Species of butterfly

Arhopala pseudomuta, Raffles's oakblue, is a species of butterfly belonging to the lycaenid family. It was described by Otto Staudinger in 1889. It is found in Southeast Asia - Peninsular Malaya, Singapore (A. p.)pseudomuta), Langkawi, Mergui, Burma, Thailand (A. p. ariavana Corbet, 1941), Sumatra, Borneo (A. p. contra (Evans, 1957))

==Description==
A. pseudomuta is much larger than elopura, the male violettish-blue, almost-lilac, the under surface regularly marked, as is to be seen from the figure; Malacca, Borneo.
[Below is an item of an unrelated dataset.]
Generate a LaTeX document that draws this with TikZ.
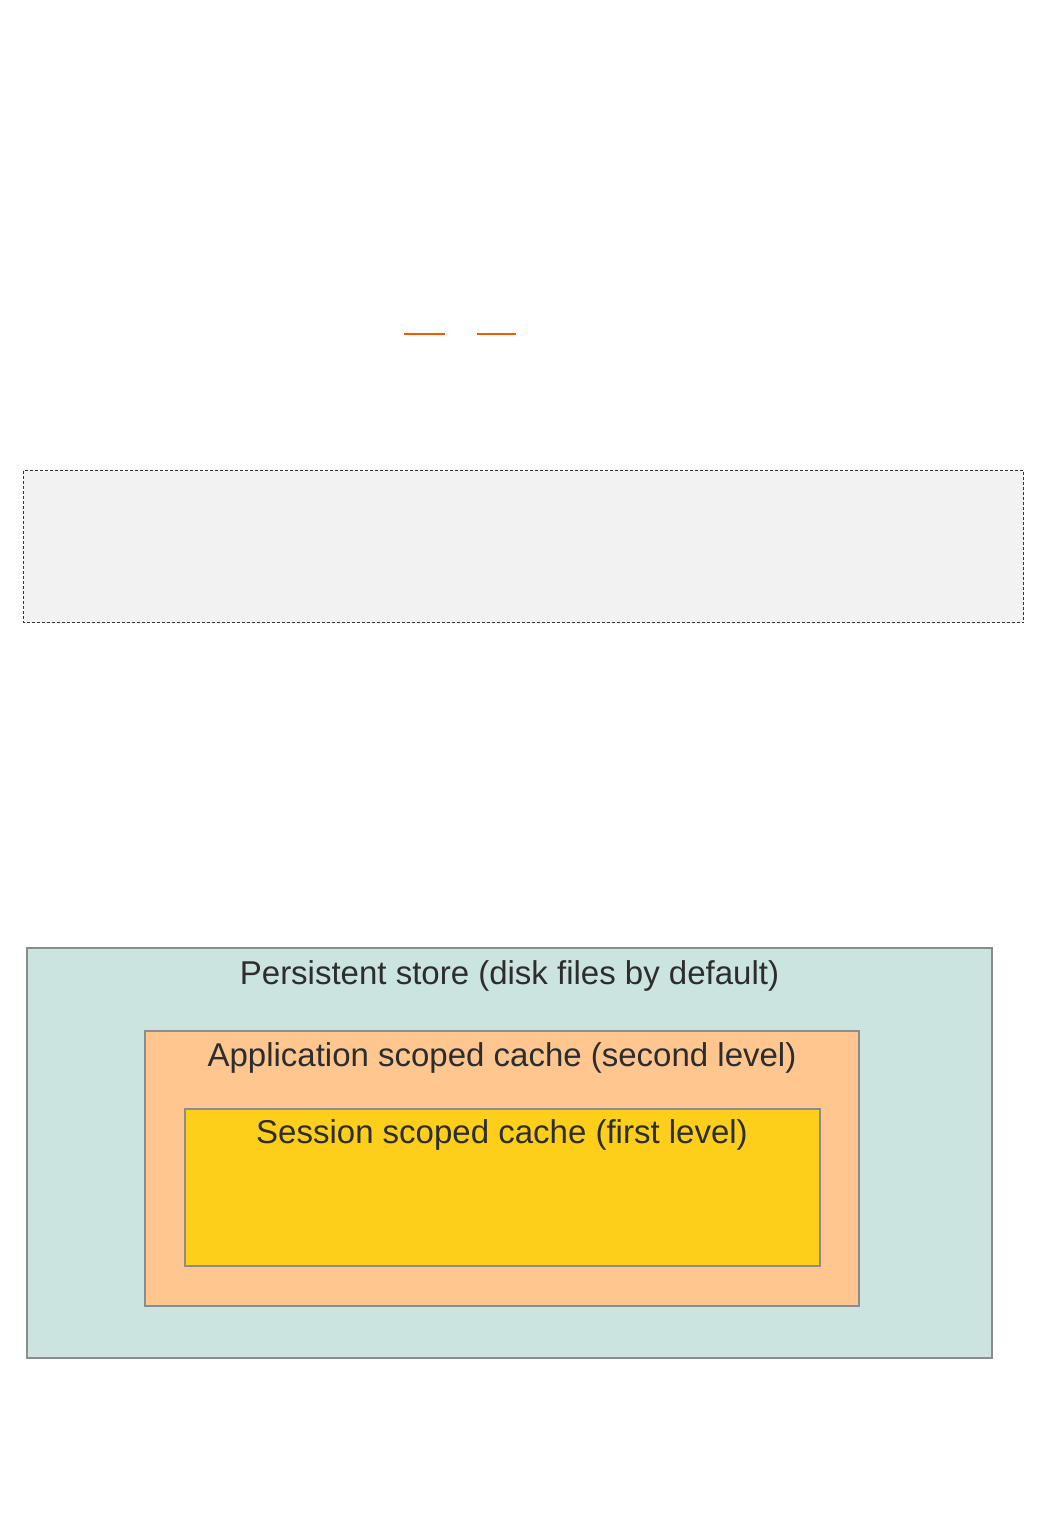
\documentclass[tikz,border=0pt]{standalone}
\usepackage{fontspec}
\setmainfont{Liberation Sans}
\definecolor{persist}{RGB}{204,228,224}
\definecolor{appc}{RGB}{255,198,144}
\definecolor{sessc}{RGB}{253,207,26}
\definecolor{edgegray}{RGB}{140,140,140}
\definecolor{txtgray}{RGB}{45,45,45}
\definecolor{dashfill}{RGB}{242,242,242}
\definecolor{orangeline}{RGB}{240,90,0}
\tikzset{
  x=1pt,y=-1pt,
  layerbox/.style={draw=edgegray,line width=2pt},
  layerlabel/.style={text=txtgray,font=\fontsize{33}{38}\selectfont,inner sep=0pt,anchor=base},
  dashbox/.style={draw=black!80,fill=dashfill,line width=1pt,dash pattern=on 3pt off 2pt},
  oline/.style={draw=orangeline,line width=1.6pt}
}
\begin{document}
\begin{tikzpicture}
\useasboundingbox (0,0) rectangle (1047,1540);
% orange marks
\coordinate (o1a) at (404,334);
\coordinate (o1b) at (445,334);
\coordinate (o2a) at (477,334);
\coordinate (o2b) at (516,334);
\draw[oline] (o1a) -- (o1b);
\draw[oline] (o2a) -- (o2b);
% dashed box
\draw[dashbox] (23.5,470.5) rectangle (1023.5,622.5);
% nested boxes
\draw[layerbox,fill=persist] (26.5,948) rectangle (991.5,1357.5);
\draw[layerbox,fill=appc] (145,1030.5) rectangle (859,1305.5);
\draw[layerbox,fill=sessc] (184.5,1108.5) rectangle (819.5,1265.5);
\node[layerlabel] (pl) at (509.5,984.5) {Persistent store (disk files by default)};
\node[layerlabel] (al) at (502,1066) {Application scoped cache (second level)};
\node[layerlabel] (sl) at (502,1143) {Session scoped cache (first level)};
\end{tikzpicture}
\end{document}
A. rafflesii Nic. [synonym] above dark blue instead of violet, with a slight difference of the postmedian band on the hindwing beneath, where the 4th spot is slightly removed towards the margin.

==Subspecies==
- Arhopala pseudomuta pseudomuta (Peninsular Malaysia, Singapore)
- Arhopala pseudomuta ariavana Corbet, 1941 (Langkawi, Mergui, Burma, Thailand)
- Arhopala pseudomuta contra (Evans, 1957) (Sumatra, Borneo)

==Etymology==
The English name honours Stamford Raffles.